Cumhurbaşkanı Erdoğan konuşmasını şöyle sürdürdü:
"Hak ve özgürlüklerin kullanımından refahın tabana yayılmasına, ülkemizin dünyadaki itibarının yükseltilmesine kadar geniş bir alanı kapsayan bu sözü yerine getirecek adımları atmak tabii ki kolay olmadı. Geçtiğimiz 20 yılda, ülkemize kazandırdığımız her eserin, her hizmetin, her reformun, her sessiz devrimin önüne çıkarılan engelleri, kurulan tuzakları hatırlayın. Vesayetin, faili meçhul cinayetlerden terör örgütlerinin önünü açmaya, kalkınma projelerini sabote etmeye kadar ülkeye yaptığı ihanetleri hatırlayın. Gabar’ı güvenlik güçlerimiz çökertti, Cudi’yi aynı şekilde güvenlik güçlerimiz çökertti. Tendürek’te aynı şekilde sizler vardınız, Bestler Deresi’nde aynı şekilde güvenlik güçlerimiz vardı. Hiç girilmeyen inlere tüm güvenlik güçlerimiz girdiler mi, girdiler? Bundan sonra da girecekler mi? Allah’ın izniyle girecekler, oralar da çökecek. Buralarla omuz omuza olanlarla Ankara’dan İstanbul’a yürüyenlerin bu ülkeye faydası olmaz. Onların derdi başka, bizim derdimiz başka. Sınırlarımıza yığılan terör örgütleri üzerinden ülkemizi kaosa, kana, ateşe boğma girişimlerini hatırlayın. DEAŞ’la sahada göğüs göğse çarpışan, tek NATO müttefiki olmamıza rağmen ülkemize atılan ahlaksız iftiraları hatırlayın. Uluslararası alanda sergilenen sinsi tecritlerle savunma sanayinden ekonomiye her konuda Türkiye’ye diz çöktürme çabalarını hatırlayın."
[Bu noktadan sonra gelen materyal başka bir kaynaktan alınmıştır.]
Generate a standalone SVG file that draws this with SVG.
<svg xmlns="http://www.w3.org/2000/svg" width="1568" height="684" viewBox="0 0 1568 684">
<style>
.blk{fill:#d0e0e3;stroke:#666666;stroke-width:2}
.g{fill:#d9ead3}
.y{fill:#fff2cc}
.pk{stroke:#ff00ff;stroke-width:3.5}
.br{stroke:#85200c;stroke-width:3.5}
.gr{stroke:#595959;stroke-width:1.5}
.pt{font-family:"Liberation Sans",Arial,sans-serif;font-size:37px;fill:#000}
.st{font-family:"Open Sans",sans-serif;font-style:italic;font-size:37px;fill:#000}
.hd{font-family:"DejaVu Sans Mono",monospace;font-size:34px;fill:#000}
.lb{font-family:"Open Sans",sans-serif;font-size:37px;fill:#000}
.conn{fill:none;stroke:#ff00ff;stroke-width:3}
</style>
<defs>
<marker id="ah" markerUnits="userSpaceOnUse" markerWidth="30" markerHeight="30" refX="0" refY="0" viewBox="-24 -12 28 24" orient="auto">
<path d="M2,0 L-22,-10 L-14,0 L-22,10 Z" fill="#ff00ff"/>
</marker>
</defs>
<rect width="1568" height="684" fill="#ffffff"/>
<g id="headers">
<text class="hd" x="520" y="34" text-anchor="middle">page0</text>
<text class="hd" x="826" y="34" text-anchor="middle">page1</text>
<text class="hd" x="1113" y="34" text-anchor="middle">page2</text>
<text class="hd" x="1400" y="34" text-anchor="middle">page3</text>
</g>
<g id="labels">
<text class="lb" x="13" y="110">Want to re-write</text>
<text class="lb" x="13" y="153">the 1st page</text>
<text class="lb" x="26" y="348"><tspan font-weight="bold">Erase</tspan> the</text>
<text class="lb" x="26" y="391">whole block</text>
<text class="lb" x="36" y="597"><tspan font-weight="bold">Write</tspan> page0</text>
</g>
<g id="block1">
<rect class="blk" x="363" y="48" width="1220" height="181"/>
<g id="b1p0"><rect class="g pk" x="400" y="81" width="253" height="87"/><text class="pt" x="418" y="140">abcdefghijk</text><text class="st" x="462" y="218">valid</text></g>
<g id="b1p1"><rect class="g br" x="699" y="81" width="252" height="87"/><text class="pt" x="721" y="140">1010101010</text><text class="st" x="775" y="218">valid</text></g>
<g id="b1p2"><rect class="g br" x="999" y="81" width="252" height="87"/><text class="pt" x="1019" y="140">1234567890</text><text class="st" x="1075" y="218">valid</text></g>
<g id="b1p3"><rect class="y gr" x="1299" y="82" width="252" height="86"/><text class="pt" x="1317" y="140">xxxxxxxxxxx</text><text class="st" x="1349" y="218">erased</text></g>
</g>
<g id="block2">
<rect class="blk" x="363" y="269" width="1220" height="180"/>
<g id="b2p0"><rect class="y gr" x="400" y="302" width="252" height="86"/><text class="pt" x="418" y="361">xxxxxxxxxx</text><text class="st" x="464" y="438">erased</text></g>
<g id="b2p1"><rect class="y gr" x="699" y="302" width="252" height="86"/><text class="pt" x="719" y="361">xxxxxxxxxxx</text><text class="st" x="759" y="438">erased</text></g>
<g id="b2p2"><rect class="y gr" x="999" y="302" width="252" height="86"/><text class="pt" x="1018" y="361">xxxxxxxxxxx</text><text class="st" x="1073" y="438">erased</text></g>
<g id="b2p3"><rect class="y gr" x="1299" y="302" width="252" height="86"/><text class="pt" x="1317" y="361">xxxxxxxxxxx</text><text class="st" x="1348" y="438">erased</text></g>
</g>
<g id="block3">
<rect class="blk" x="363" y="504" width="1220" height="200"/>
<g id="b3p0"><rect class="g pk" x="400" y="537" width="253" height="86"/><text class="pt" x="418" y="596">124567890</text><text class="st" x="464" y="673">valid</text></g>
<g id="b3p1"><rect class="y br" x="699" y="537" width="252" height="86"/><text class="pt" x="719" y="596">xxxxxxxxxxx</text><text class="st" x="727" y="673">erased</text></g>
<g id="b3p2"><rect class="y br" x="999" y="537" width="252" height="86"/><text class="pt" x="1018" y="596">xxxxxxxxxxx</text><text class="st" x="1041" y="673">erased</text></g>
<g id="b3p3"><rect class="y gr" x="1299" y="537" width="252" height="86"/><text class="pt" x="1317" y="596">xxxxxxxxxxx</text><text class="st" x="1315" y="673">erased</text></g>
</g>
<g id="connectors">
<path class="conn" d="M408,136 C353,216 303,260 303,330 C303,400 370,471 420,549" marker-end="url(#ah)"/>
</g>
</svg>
Türkiye’nin verdiği mücadeleler sonrasında bugünlere geldiğini söyleyen Erdoğan, "Biz tüm bunlarla mücadele ederek ülkemizi bugünkü seviyesine getirdik. Bunu sizlerle beraber, sizlere güvenerek birlikte yaptık. Bedelini ödemediğiniz hiçbir eser, hiçbir hizmet, hiçbir kazanım, hiçbir ileri adım göremezsiniz. Geçtiğimiz 20 yılda, ülkemizde kurduğumuz bu güçlü demokrasi ve kalkınma altyapısı sayesinde, bugün Türkiye Yüzyılı vizyonunu konuşabiliyoruz. İşte cumartesi günü açılışını coşkuyla yaptığımız, ülkemizin ilk yerli ve milli otomobili Togg’u Cumhuriyetimizin yeni asrının kıvılcımı olarak değerlendiriyoruz." diye konuştu. Ekonomide sağlayacakları ilerlemelerle, savunma sanayi başta olmak üzere çeşitli alanlardaki kalkınma projelerini hayata geçirmeyi sürdürerek yollarına devam edeceklerini vurgulayan Erdoğan, "İHA’larla, SİHA’larla, Akıncılarla, HÜRKUŞ’larla, Gökbeylerle yolumuza devam edeceğiz. Milli ve yerli olarak devam edeceğiz. Cumhuriyetimizin 100’üncü yılını bu şekilde karşılarken gençlerimize 2053 vizyonunu güvenle inşa edecekleri bir Türkiye bırakmak için de daha çok çalışacağız. Bu bizim görevimiz. Ama unutmayın, siz burada önemli bir görevi üstleniyorsunuz ve vesayet güçlerine en ufak bir fırsat vermeyeceksiniz. Türkiye nasıl koalisyonlar devrini geride bıraktıysa terör örgütlerinin kanlı tehditlerini sınırları dışına ittiyse asırlık gecikmeyle de olsa altyapı eksiklerini tamamladığıysa siyasi ve ekonomik istiklaline sahip çıktıysa devlet ve millet olarak öz güvenini güçlendirdiğiyse Cumhuriyetini bir asır yaşatma başarısını gösterdiyse Allah’ın izni ve 85 milyonun desteğiyle Türkiye Yüzyılı da adım adım gerçeğe dönüşecektir" dedi.
Cumhurbaşkanı Erdoğan, Beştepe Millet Kongre ve Kültür Merkezi’nde gerçekleşen törende dereceye giren mezunlara diplomalarını takdim etti. Erdoğan, ayrıca 14 ülkeden gelerek eğitim gören kursiyerlere de diplomalarını verdi.